Bear Den broke in, his voice now containing a dangerous edge. “Her daughter also witnessed the shooting. You have two witnesses.”

“Nonetheless, the Bureau could not break Lupe Wrangler’s alibi.”

“She should be in custody,” said Tinnin.

“I agree and I’m here doing what I can.” He had his hand on his neck again, massaging away the tension that now crackled in the room.

“We believe the witnesses. It’s not over.”

She now recalled the theory that Wrangler’s death might trigger sleeper cells to action. Could these men be right? She decided to proceed as if the threat was viable, as she had been trained to do, until she knew otherwise.

“Tribal Thunder contends that this is not over,” said Jack Bear Den.

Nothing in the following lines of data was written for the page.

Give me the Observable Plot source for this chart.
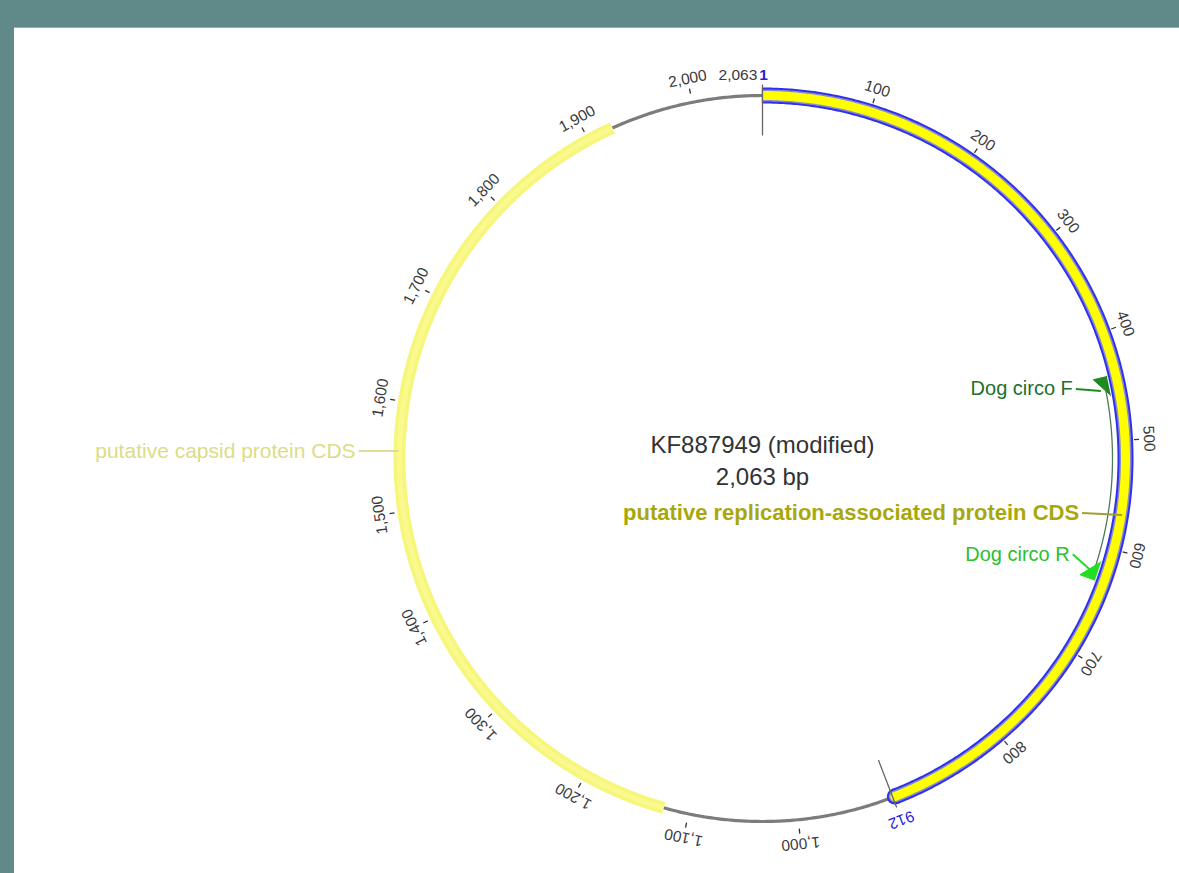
<!DOCTYPE html>
<html><head><meta charset="utf-8">
<script src="https://cdn.jsdelivr.net/npm/d3@7"></script>
<script src="https://cdn.jsdelivr.net/npm/@observablehq/plot@0.6"></script>
<style>
html,body{margin:0;padding:0;background:#5f8a89;width:1179px;height:873px;overflow:hidden}
#edge{position:absolute;left:14px;top:27px;width:1165px;height:1px;background:#8fb0af}
#panel{position:absolute;left:14px;top:28px;width:1165px;height:845px;background:#fff}
#panel svg{display:block}
</style></head><body><div id="edge"></div><div id="panel"></div>
<script>
// ---- data ----
const seqLength = 2063;
const seqName = "KF887949 (modified)";
const seqSize = "2,063 bp";
const featureNames = ["putative replication-associated protein CDS", "putative capsid protein CDS"];
const featureStarts = [1, 1123];
const featureEnds = [912, 1924];
const featureLabelAt = [568, 1555];
const primerNames = ["Dog circo F", "Dog circo R"];
const primerStarts = [440, 614];
const primerEnds = [458, 632];
const primerLabelAt = [452, 625];
const tickPositions = [100, 200, 300, 400, 500, 600, 700, 800, 1000, 1100, 1200, 1300, 1400, 1500, 1600, 1700, 1800, 1900, 2000];
const tickLabels = ["100", "200", "300", "400", "500", "600", "700", "800", "1,000", "1,100", "1,200", "1,300", "1,400", "1,500", "1,600", "1,700", "1,800", "1,900", "2,000"];
const boundaryPositions = [1, 912];
const boundaryLabels = ["1", "912"];
const lengthLabel = "2,063";

// ---- geometry helpers ----
const R = 363;
const font = "'Liberation Sans', Arial, sans-serif";
const angle = pos => (pos - 1) / seqLength * 2 * Math.PI;
const polar = (pos, r) => ({x: r * Math.sin(angle(pos)), y: r * Math.cos(angle(pos))});
const arc = (s, e, r) => {
  const n = Math.max(2, Math.ceil(Math.abs(e - s) / 2));
  return d3.range(n + 1).map(i => polar(s + (e - s) * i / n, r));
};
const deg = pos => angle(pos) * 180 / Math.PI;

// features
const repArc = arc(featureStarts[0], featureEnds[0] - 2, R);
const repOutline = arc(featureStarts[0] - 0.6, featureEnds[0] - 2, R);
const repEnd = [polar(featureEnds[0] - 2, R)];
const capArc = arc(featureStarts[1], featureEnds[1], R);
const backbone = arc(1, seqLength + 1, R);

// primers
const primerShapes = primerNames.flatMap((name, i) => {
  const s = primerStarts[i], e = primerEnds[i];
  const pts = i === 0
    ? [polar(s, R - 9), polar(s, R - 23), polar(e, R - 9)]
    : [polar(e, R - 9), polar(e, R - 25), polar(s, R - 9)];
  return pts.map(p => ({...p, name}));
});
const ampliconArc = arc(primerLabelAt[0], primerLabelAt[1] - 4, R - 13);

// ticks
const ticks = tickPositions.map((p, i) => {
  const a = polar(p, R + 9), b = polar(p, R + 14), t = polar(p, R + 24);
  return {x1: a.x, y1: a.y, x2: b.x, y2: b.y, tx: t.x, ty: t.y, label: tickLabels[i], rot: deg(p)};
});
const boundaryLines = boundaryPositions.map(p => {
  const a = polar(p, R - 40), b = polar(p, R + 11);
  return {x1: a.x, y1: a.y, x2: b.x, y2: b.y};
});
const bLabels = [
  {...polar(boundaryPositions[0] + 1, R + 20), text: boundaryLabels[0], rot: 0, weight: "bold"},
  {...polar(boundaryPositions[1], R + 24), text: boundaryLabels[1], rot: deg(boundaryPositions[1]), weight: "normal"}
];
const lenLab = {...polar(seqLength, R + 20), text: lengthLabel};

// callouts: [pos, radius, line dx, line dy (screen px)]
const callouts = [
  {name: featureNames[0], pos: featureLabelAt[0], r: R + 1, dx: -40, dy: -2, color: "#a8a80c", size: 22, weight: "bold"},
  {name: featureNames[1], pos: featureLabelAt[1], r: R + 1, dx: -40, dy: 0, color: "#dcdc86", size: 21, weight: "normal"},
  {name: primerNames[0], pos: primerLabelAt[0], r: R - 18, dx: -25, dy: -2, color: "#226f2c", size: 20, weight: "normal"},
  {name: primerNames[1], pos: primerLabelAt[1], r: R - 15, dx: -19, dy: -17, color: "#2ec02e", size: 20, weight: "normal"}
].map(c => {
  const p = polar(c.pos, c.r);
  return {...c, x1: p.x, y1: p.y, x2: p.x + c.dx, y2: p.y - c.dy};
});

const plot = Plot.plot({
  width: 1165, height: 845,
  margin: 0,
  x: {domain: [-748, 417], axis: null},
  y: {domain: [-415, 430], axis: null},
  style: {fontFamily: font, background: "#fff"},
  marks: [
    Plot.line(backbone, {x: "x", y: "y", stroke: "#7c7c7c", strokeWidth: 3.2}),
    Plot.line(capArc, {x: "x", y: "y", stroke: "#f6f67a", strokeWidth: 12, strokeLinecap: "butt"}),
    Plot.line(capArc, {x: "x", y: "y", stroke: "#f9f98e", strokeWidth: 5, strokeLinecap: "butt"}),
    Plot.dot(repEnd, {x: "x", y: "y", r: 8, fill: "#2f2ff0", stroke: "none"}),
    Plot.line(repOutline, {x: "x", y: "y", stroke: "#2f2ff0", strokeWidth: 16, strokeLinecap: "butt"}),
    Plot.dot(repEnd, {x: "x", y: "y", r: 6, fill: "#8a8ad0", stroke: "none"}),
    Plot.line(repArc, {x: "x", y: "y", stroke: "#8a8ad0", strokeWidth: 12, strokeLinecap: "butt"}),
    Plot.dot(repEnd, {x: "x", y: "y", r: 4.5, fill: "#ffff00", stroke: "none"}),
    Plot.line(repArc, {x: "x", y: "y", stroke: "#ffff00", strokeWidth: 9, strokeLinecap: "butt"}),
    Plot.line(ampliconArc, {x: "x", y: "y", stroke: "#4f7a55", strokeWidth: 1.3}),
    Plot.line(primerShapes, {x: "x", y: "y", z: "name", fill: d => d.name, stroke: d => d.name, strokeWidth: 1}),
    Plot.link(ticks, {x1: "x1", y1: "y1", x2: "x2", y2: "y2", stroke: "#333", strokeWidth: 1.3}),
    Plot.text(ticks, {x: "tx", y: "ty", text: "label", rotate: "rot", fill: "#3a3a3a", fontSize: 15.5, lineAnchor: "middle"}),
    Plot.link(boundaryLines, {x1: "x1", y1: "y1", x2: "x2", y2: "y2", stroke: "#666", strokeWidth: 1.3}),
    ...bLabels.map(b => Plot.text([b], {x: "x", y: "y", text: "text", rotate: "rot", textAnchor: "middle", fill: "#2424dd", fontSize: 15.5, fontWeight: b.weight, lineAnchor: "middle"})),
    Plot.text([lenLab], {x: "x", y: "y", text: "text", textAnchor: "end", dx: -4, fill: "#3a3a3a", fontSize: 15.5, lineAnchor: "middle"}),
    Plot.link(callouts, {x1: "x1", y1: "y1", x2: "x2", y2: "y2", stroke: d => d.name, strokeWidth: 2}),
    ...callouts.map(c => Plot.text([c], {x: "x2", y: "y2", text: "name", textAnchor: "end", dx: -3, fill: c.color, fontSize: c.size, fontWeight: c.weight, lineAnchor: "middle"})),
    Plot.text([seqName], {x: 0, y: 0, text: d => d, dy: -13, fill: "#333", fontSize: 24, lineAnchor: "middle"}),
    Plot.text([seqSize], {x: 0, y: 0, text: d => d, dy: 19, fill: "#333", fontSize: 24, lineAnchor: "middle"})
  ],
  color: {
    domain: [...primerNames, ...featureNames],
    range: ["#1f8a22", "#22dd22", "#a0a030", "#dcdc96"]
  }
});
document.getElementById("panel").appendChild(plot);
</script>
</body></html>
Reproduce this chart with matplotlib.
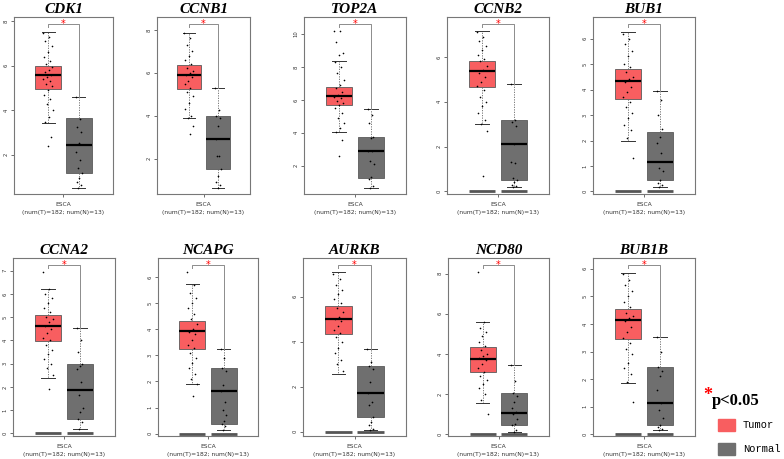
import numpy as np
import matplotlib.pyplot as plt
from matplotlib.patches import Rectangle

# box statistics: (whislo, q1, med, q3, whishi)
genes = ["CDK1", "CCNB1", "TOP2A", "CCNB2", "BUB1",
         "CCNA2", "NCAPG", "AURKB", "NCD80", "BUB1B"]

tumor_stats = [(3.44, 4.97, 5.60, 6.00, 7.52),
               (3.90, 5.26, 5.90, 6.35, 7.85),
               (4.02, 5.68, 6.24, 6.80, 8.38),
               (3.00, 4.64, 5.36, 5.81, 7.16),
               (1.98, 3.64, 4.33, 4.80, 6.26),
               (2.39, 3.96, 4.61, 5.11, 6.21),
               (1.90, 3.23, 3.93, 4.31, 5.74),
               (2.57, 4.36, 4.99, 5.58, 7.09),
               (1.54, 3.07, 3.76, 4.32, 5.61),
               (1.85, 3.47, 4.14, 4.56, 5.86)]

normal_stats = [(0.50, 1.15, 2.42, 3.63, 4.60),
                (0.65, 1.52, 2.92, 4.00, 5.28),
                (0.66, 1.23, 2.90, 3.77, 5.43),
                (0.18, 0.49, 2.13, 3.17, 4.81),
                (0.17, 0.46, 1.15, 2.35, 3.94),
                (0.20, 0.60, 1.86, 3.00, 4.54),
                (0.13, 0.36, 1.65, 2.51, 3.26),
                (0.06, 0.67, 1.72, 2.91, 3.66),
                (0.08, 0.44, 1.07, 2.07, 3.44),
                (0.15, 0.34, 1.13, 2.43, 3.53)]

# visible tumor dots (estimated, incl. outliers)
tumor_pts = [
    [7.5, 7.3, 7.1, 6.9, 6.6, 6.4, 6.2, 6.1, 5.95, 5.8, 5.7, 5.6, 5.5, 5.4, 5.3, 5.2, 5.1, 4.9, 4.7, 4.5, 4.3, 4.0, 3.7, 3.45, 2.8, 2.39],
    [7.85, 7.6, 7.3, 7.0, 6.8, 6.6, 6.4, 6.2, 6.1, 6.0, 5.9, 5.8, 5.6, 5.5, 5.3, 5.1, 4.9, 4.6, 4.3, 4.0, 3.9, 3.5, 3.15],
    [10.2, 10.15, 9.5, 8.85, 8.75, 8.3, 8.0, 7.6, 7.2, 6.9, 6.7, 6.5, 6.3, 6.2, 6.1, 5.9, 5.8, 5.7, 5.5, 5.2, 4.9, 4.6, 4.3, 4.05, 3.55, 2.6],
    [7.1, 6.9, 6.7, 6.5, 6.3, 6.1, 5.9, 5.8, 5.6, 5.4, 5.3, 5.1, 4.9, 4.7, 4.5, 4.2, 4.0, 3.8, 3.5, 3.2, 3.0, 2.7, 0.67],
    [6.2, 6.0, 5.8, 5.5, 5.3, 5.0, 4.9, 4.7, 4.5, 4.4, 4.3, 4.1, 3.9, 3.7, 3.5, 3.3, 3.1, 2.9, 2.6, 2.4, 2.1, 1.3],
    [6.92, 6.2, 6.0, 5.8, 5.6, 5.4, 5.2, 5.0, 4.9, 4.8, 4.6, 4.5, 4.3, 4.1, 4.0, 3.8, 3.6, 3.4, 3.2, 3.0, 2.8, 2.5, 1.89],
    [6.18, 5.7, 5.4, 5.2, 5.0, 4.8, 4.6, 4.4, 4.2, 4.0, 3.9, 3.8, 3.6, 3.4, 3.3, 3.1, 2.9, 2.7, 2.5, 2.3, 2.1, 1.9, 1.45],
    [7.0, 6.8, 6.5, 6.3, 6.1, 5.9, 5.7, 5.5, 5.3, 5.1, 5.0, 4.9, 4.7, 4.5, 4.4, 4.2, 4.0, 3.7, 3.5, 3.2, 3.0, 2.7],
    [8.07, 5.6, 5.3, 5.1, 4.9, 4.6, 4.4, 4.2, 4.0, 3.9, 3.8, 3.7, 3.5, 3.3, 3.1, 2.9, 2.7, 2.5, 2.3, 2.0, 1.7, 0.98],
    [5.8, 5.6, 5.4, 5.2, 5.0, 4.8, 4.6, 4.4, 4.3, 4.2, 4.1, 3.9, 3.7, 3.5, 3.3, 3.1, 2.9, 2.6, 2.4, 2.2, 1.9, 1.19]]

normal_pts = [
    [4.6, 3.62, 3.25, 3.0, 2.5, 2.1, 1.75, 1.4, 1.15, 0.92, 0.77, 0.62, 0.5],
    [5.28, 4.25, 4.0, 3.9, 3.5, 2.9, 2.1, 2.1, 1.5, 1.2, 0.9, 0.75, 0.65],
    [5.43, 5.1, 4.6, 3.77, 3.7, 2.9, 2.9, 2.3, 2.1, 1.3, 1.2, 0.75, 0.66],
    [4.81, 3.17, 3.1, 2.9, 2.13, 1.3, 1.25, 0.6, 0.49, 0.4, 0.3, 0.25, 0.18],
    [3.94, 3.59, 3.0, 2.44, 2.15, 1.89, 1.5, 0.94, 0.81, 0.46, 0.33, 0.26, 0.17],
    [4.54, 4.0, 3.5, 3.0, 2.9, 2.75, 2.2, 1.65, 1.1, 0.9, 0.6, 0.5, 0.2],
    [3.26, 2.9, 2.5, 2.4, 1.85, 1.65, 1.2, 0.9, 0.7, 0.5, 0.36, 0.3, 0.13],
    [3.66, 3.1, 2.9, 2.8, 2.2, 1.72, 1.3, 1.2, 0.67, 0.45, 0.3, 0.1, 0.06],
    [3.44, 2.65, 2.07, 1.9, 1.6, 1.3, 1.1, 1.0, 0.75, 0.5, 0.44, 0.2, 0.08],
    [3.53, 3.0, 2.43, 2.3, 2.1, 1.6, 1.13, 0.9, 0.6, 0.34, 0.25, 0.2, 0.15]]

ylims = [(0.22, 8.2), (0.35, 8.6), (0.28, 11.03), (-0.12, 7.78), (-0.1, 6.85),
         (-0.11, 7.54), (-0.09, 6.73), (-0.19, 7.72), (-0.1, 8.78), (-0.06, 6.39)]
yticks = [[2, 4, 6, 8], [2, 4, 6, 8], [2, 4, 6, 8, 10], [0, 2, 4, 6], [0, 1, 2, 3, 4, 5, 6],
          [0, 1, 2, 3, 4, 5, 6, 7], [0, 1, 2, 3, 4, 5, 6], [0, 2, 4, 6], [0, 2, 4, 6, 8],
          [0, 1, 2, 3, 4, 5, 6]]
zero_bar = [False, False, False, True, True, True, True, True, True, True]

xlabel = "ESCA\n(num(T)=182; num(N)=13)"

TUMOR = "#f85e60"
NORMAL = "#6f6f6f"

W, H = 784, 459
fig = plt.figure(figsize=(W / 100, H / 100), dpi=100)

# pixel frames of the panels
cols = [[(14, 113), (157, 250), (304, 406), (447, 549), (593, 695)],
        [(13, 115), (158, 258), (303, 406), (448, 549), (593, 695)]]
rows = [(17, 194), (258, 436)]

pos = [1, 2]
bw = 0.83
offs_base = np.arange(200) * 0.618 % 1 - 0.5

for i, g in enumerate(genes):
    r, c = divmod(i, 5)
    x0, x1 = cols[r][c]
    y0, y1 = rows[r]
    ax = fig.add_axes([x0 / W, 1 - y1 / H, (x1 - x0) / W, (y1 - y0) / H])

    stats = []
    for s in (tumor_stats[i], normal_stats[i]):
        stats.append(dict(whislo=s[0], q1=s[1], med=s[2], q3=s[3], whishi=s[4], fliers=[]))
    bp = ax.bxp(stats, positions=pos, widths=bw, patch_artist=True, showfliers=False,
                capwidths=0.42,
                boxprops=dict(edgecolor="#5a5a5a", linewidth=0.6),
                medianprops=dict(color="black", linewidth=1.6),
                whiskerprops=dict(color="#666666", linewidth=0.6, linestyle=(0, (1.5, 1.5))),
                capprops=dict(color="#333333", linewidth=0.7))
    bp["boxes"][0].set_facecolor(TUMOR)
    bp["boxes"][1].set_facecolor(NORMAL)

    if zero_bar[i]:
        for p in pos:
            ax.hlines(0, p - bw / 2, p + bw / 2, color="#555555", lw=2.0, zorder=3)

    tp = np.array(tumor_pts[i])
    ax.scatter(1 + offs_base[:len(tp)] * 0.32, tp, s=1.4, color="black", lw=0, zorder=4)
    npts = np.array(normal_pts[i])
    ax.scatter(2 + offs_base[:len(npts)] * 0.2, npts, s=1.5, color="black", lw=0, zorder=4)

    lo, hi = ylims[i]
    rng = hi - lo
    yb = hi - 0.038 * rng
    ax.plot([1, 1, 2, 2], [yb - 0.02 * rng, yb, yb, normal_stats[i][4]],
            color="#8c8c8c", lw=0.7, zorder=2)
    ax.text(1.5, yb - 0.004 * rng, "*", color="red", fontsize=7, ha="center", va="center")

    ax.set_xlim(-0.1, 3.1)
    ax.set_ylim(lo, hi)
    ax.set_yticks(yticks[i])
    ax.set_yticklabels([str(t) for t in yticks[i]], rotation=90, va="center", fontsize=3.8)
    ax.set_xticks([1.5])
    ax.set_xticklabels([xlabel], fontsize=4.3, color="#333333", linespacing=1.7)
    ax.tick_params(length=2, width=0.5, pad=2, colors="#333333")
    ax.tick_params(axis="x", pad=4)
    for sp in ax.spines.values():
        sp.set_color("#777777")
        sp.set_linewidth(0.8)
    ax.set_title(g, fontsize=11, fontweight="bold", style="italic",
                 family="Liberation Serif", pad=3)

# legend
fig.text(712 / W, 1 - 396 / H, "*", color="red", fontsize=13, family="Liberation Serif",
         fontweight="bold", ha="right", va="center")
fig.text(712 / W, 1 - 401 / H, "p<0.05", color="black", fontsize=12, family="Liberation Serif",
         fontweight="bold", ha="left", va="center")
fig.patches.append(Rectangle((718 / W, 1 - 431 / H), 17 / W, 12 / H,
                             transform=fig.transFigure, color=TUMOR))
fig.patches.append(Rectangle((718 / W, 1 - 455 / H), 17 / W, 12 / H,
                             transform=fig.transFigure, color=NORMAL))
fig.text(743 / W, 1 - 425 / H, "Tumor", fontsize=7.5, family="Liberation Mono", va="center")
fig.text(743 / W, 1 - 449 / H, "Normal", fontsize=7.5, family="Liberation Mono", va="center")

fig.savefig("out.png", dpi=100)
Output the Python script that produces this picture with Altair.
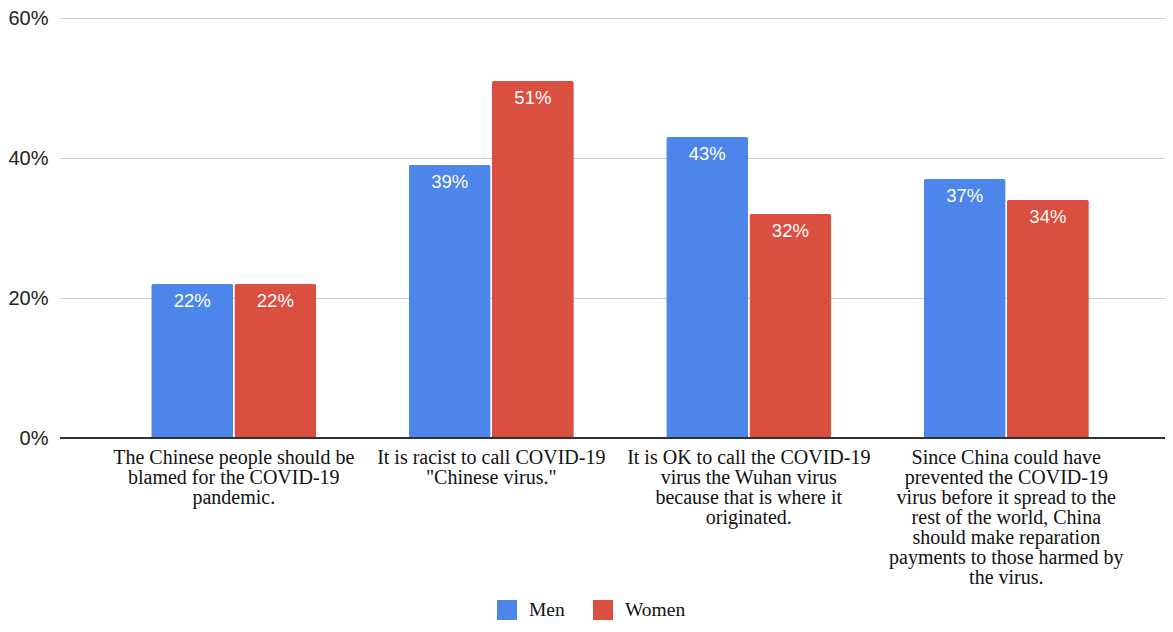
import altair as alt
import pandas as pd

categories = [
    "The Chinese people should be|blamed for the COVID-19|pandemic.",
    "It is racist to call COVID-19|\"Chinese virus.\"",
    "It is OK to call the COVID-19|virus the Wuhan virus|because that is where it|originated.",
    "Since China could have|prevented the COVID-19|virus before it spread to the|rest of the world, China|should make reparation|payments to those harmed by|the virus.",
]
men = [0.22, 0.39, 0.43, 0.37]
women = [0.22, 0.51, 0.32, 0.34]
groups = ["Men", "Women"]
colors = ["#4d86ea", "#da4f3f"]

rows = []
for c, m, w in zip(categories, men, women):
    rows.append({"cat": c, "g": "Men", "v": m})
    rows.append({"cat": c, "g": "Women", "v": w})
df = pd.DataFrame(rows)

xenc = alt.X("cat:N", sort=categories, title=None,
             scale=alt.Scale(paddingInner=0.359, paddingOuter=0.325, align=0.545),
             axis=alt.Axis(labelAngle=0, domain=False, ticks=False,
                           labelFont="Liberation Serif", labelFontSize=20,
                           labelColor="#111", labelLineHeight=20,
                           labelPadding=9, labelLimit=400, labelBaseline="top",
                           labelExpr="split(datum.label, '|')"))
yenc = alt.Y("v:Q", title=None,
             scale=alt.Scale(domain=[0, 0.6]),
             axis=alt.Axis(values=[0, 0.2, 0.4, 0.6], format=".0%",
                           domain=False, ticks=False, labelPadding=12,
                           labelFont="Liberation Sans", labelFontSize=20,
                           labelColor="#222", gridColor="#cccccc"))
xoff = alt.XOffset("g:N", sort=groups, scale=alt.Scale(paddingInner=0.015))
color = alt.Color("g:N", sort=groups, title=None,
                  scale=alt.Scale(domain=groups, range=colors),
                  legend=alt.Legend(orient="none", legendX=437, legendY=582,
                                    direction="horizontal", symbolType="square",
                                    symbolSize=400, symbolStrokeWidth=0,
                                    labelFont="Liberation Serif", labelFontSize=19.5,
                                    labelColor="#111", labelOffset=12,
                                    columnPadding=28))

base = alt.Chart(df)
bars = base.mark_bar(cornerRadiusTopLeft=2, cornerRadiusTopRight=2).encode(
    x=xenc, y=yenc, xOffset=xoff, color=color)
labels = base.mark_text(dy=17, baseline="middle", color="white",
                        font="Liberation Sans", fontSize=18.5).encode(
    x=alt.X("cat:N", sort=categories), y="v:Q", xOffset=alt.XOffset("g:N", sort=groups),
    text=alt.Text("v:Q", format=".0%"))
baseline = base.mark_rule(color="#333", strokeWidth=1.2).encode(y=alt.datum(0))

chart = alt.layer(bars, labels, baseline).properties(
    width=1105, height=420,
    autosize=alt.AutoSizeParams(type="none"),
    padding={"left": 52, "top": 10, "right": 0, "bottom": 186},
).configure_view(stroke=None)

chart.save("out.html", embed_options={"renderer": "svg", "actions": False})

“Tribal Thunder?” she asked.

“These men are Tribal Thunder.” Luke motioned to Tinnin and Bear Den. “It’s the warrior sect of their medicine society.”

She knew about medicine societies—mostly that they were misogynistic groups, all male and secret as heck. Sophia looked from one to the other and speculated on their activities. Certainly protecting their people would be their prime objective.

“Just a few ground rules before you two visit the dam.” Tinnin pinned her with his eyes—he no longer looked tired, but was rather deadly serious. “You will be with one of my men at all times.”

Her gaze went to Bear Den. It was him, of course. She knew it and the prospect excited and terrified her.

“Detective Bear Den will escort you.”

“That’s not necessary.”

Tinnin glanced to Luke and then back to her. “Your cousin wants assurances you are protected because of the recent incident. He and your supervisors feel there may be an ongoing threat.”

She doubted that. Sophia glanced at Bear Den. He looked capable, but an FBI agent did not need the protection of a small-town cop.

“Detective Bear Den is very good and knows the territory,” said her cousin. “He’s an ex-marine. Weapons specialist. He’s been a tribal detective for seven years here and knows the terrain. He is an honored member of his medicine society, the Turquoise Guardians, and of the elite warrior society, Tribal Thunder. He’s their best.”

Best of nine, she thought.

“You can trust him to keep you safe.”

Bear Den spoke to her and his voice was deep and rich as dark coffee. She loved the sound.

“My honor,” he said.

She cast him a dubious look and he inclined his chin, as if readying for a fight.

“Detective Bear Den will make sure you are safe,” said Luke. “It’s a condition of your consultation.”

“My supervisor onboard with this?”

“He had no objections.”

She blew out her frustration. “Fine.”

“So you will have protection 24/7,” said Tinnin.

“Maybe twenty-four. Certainly not seven. This won’t take as long as you think,” Sophia assured him. Her confident smile was met with silence. “I’d like to get started.”

Because the sooner they started, the sooner she could get out of here.

“Detective Bear Den will bring you up to the closest reservoir now,” said Luke. Bear Den cast her a wicked smile.

And that was when it happened. Her body, always reliable, and her mind, always predictable, both short-circuited at once. Her stomach flipped as she squinted at him trying to figure how the upturning of his lips could make her go all jittery inside. She met the steady stare and the challenge with a smile of her own. The connection grew. He had an air of confidence and a physicality that inspired her to all kinds of bad ideas.

“Check in with me tonight, okay?” said her cousin. “Let me know when you expect to be finished your consultation and I’ll come get you.”

She tore her gaze from the detective.

“Sure thing,” she promised.

“We’ll make sure she stays in touch,” said Tinnin.

He handed her a large boxy black Motorola radio that looked a decade old. She clipped it to the waistband of her slacks.

“You ready for a tour?” asked the detective.

“Absolutely. I look forward to it.” She didn’t, because the idea of being trapped in a vehicle with him made her skin itch.